►

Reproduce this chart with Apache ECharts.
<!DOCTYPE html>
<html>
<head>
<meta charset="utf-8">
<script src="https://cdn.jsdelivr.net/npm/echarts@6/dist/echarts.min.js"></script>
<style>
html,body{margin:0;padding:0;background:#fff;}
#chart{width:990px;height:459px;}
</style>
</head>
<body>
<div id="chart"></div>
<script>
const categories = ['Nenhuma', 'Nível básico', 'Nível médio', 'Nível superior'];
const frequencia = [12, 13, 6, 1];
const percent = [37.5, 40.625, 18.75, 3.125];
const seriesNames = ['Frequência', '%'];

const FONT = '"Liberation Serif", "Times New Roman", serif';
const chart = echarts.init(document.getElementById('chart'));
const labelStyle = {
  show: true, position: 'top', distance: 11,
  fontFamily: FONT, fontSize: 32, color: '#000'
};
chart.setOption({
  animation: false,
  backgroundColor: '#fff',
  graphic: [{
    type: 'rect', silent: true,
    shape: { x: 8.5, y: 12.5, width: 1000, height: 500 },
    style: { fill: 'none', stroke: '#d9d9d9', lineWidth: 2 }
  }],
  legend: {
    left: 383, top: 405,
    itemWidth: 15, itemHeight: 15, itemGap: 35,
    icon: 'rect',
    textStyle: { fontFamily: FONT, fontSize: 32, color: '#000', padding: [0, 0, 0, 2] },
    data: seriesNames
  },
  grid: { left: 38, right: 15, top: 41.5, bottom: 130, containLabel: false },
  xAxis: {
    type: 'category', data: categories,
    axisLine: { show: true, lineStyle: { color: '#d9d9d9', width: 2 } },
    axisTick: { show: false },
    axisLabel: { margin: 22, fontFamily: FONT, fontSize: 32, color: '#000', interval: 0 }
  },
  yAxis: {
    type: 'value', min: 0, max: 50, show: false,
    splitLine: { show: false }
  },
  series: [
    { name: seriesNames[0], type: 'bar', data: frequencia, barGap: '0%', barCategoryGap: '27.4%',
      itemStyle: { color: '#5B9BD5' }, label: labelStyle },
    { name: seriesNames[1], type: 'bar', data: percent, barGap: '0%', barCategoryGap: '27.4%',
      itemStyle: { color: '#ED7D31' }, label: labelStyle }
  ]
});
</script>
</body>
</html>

◄

Aim of the exercise:
Copy all of the data exactly.

The reply:
Reproduce this chart with Apache ECharts.
<!DOCTYPE html>
<html>
<head>
<meta charset="utf-8">
<script src="https://cdn.jsdelivr.net/npm/echarts@6/dist/echarts.min.js"></script>
<style>
html,body{margin:0;padding:0;background:#fff;}
#chart{width:990px;height:459px;}
</style>
</head>
<body>
<div id="chart"></div>
<script>
const categories = ['Nenhuma', 'Nível básico', 'Nível médio', 'Nível superior'];
const frequencia = [12, 13, 6, 1];
const percent = [37.5, 40.625, 18.75, 3.125];
const seriesNames = ['Frequência', '%'];

const FONT = '"Liberation Serif", "Times New Roman", serif';
const chart = echarts.init(document.getElementById('chart'));
const labelStyle = {
  show: true, position: 'top', distance: 11,
  fontFamily: FONT, fontSize: 32, color: '#000'
};
chart.setOption({
  animation: false,
  backgroundColor: '#fff',
  graphic: [{
    type: 'rect', silent: true,
    shape: { x: 8.5, y: 12.5, width: 1000, height: 500 },
    style: { fill: 'none', stroke: '#d9d9d9', lineWidth: 2 }
  }],
  legend: {
    left: 383, top: 405,
    itemWidth: 15, itemHeight: 15, itemGap: 35,
    icon: 'rect',
    textStyle: { fontFamily: FONT, fontSize: 32, color: '#000', padding: [0, 0, 0, 2] },
    data: seriesNames
  },
  grid: { left: 38, right: 15, top: 41.5, bottom: 130, containLabel: false },
  xAxis: {
    type: 'category', data: categories,
    axisLine: { show: true, lineStyle: { color: '#d9d9d9', width: 2 } },
    axisTick: { show: false },
    axisLabel: { margin: 22, fontFamily: FONT, fontSize: 32, color: '#000', interval: 0 }
  },
  yAxis: {
    type: 'value', min: 0, max: 50, show: false,
    splitLine: { show: false }
  },
  series: [
    { name: seriesNames[0], type: 'bar', data: frequencia, barGap: '0%', barCategoryGap: '27.4%',
      itemStyle: { color: '#5B9BD5' }, label: labelStyle },
    { name: seriesNames[1], type: 'bar', data: percent, barGap: '0%', barCategoryGap: '27.4%',
      itemStyle: { color: '#ED7D31' }, label: labelStyle }
  ]
});
</script>
</body>
</html>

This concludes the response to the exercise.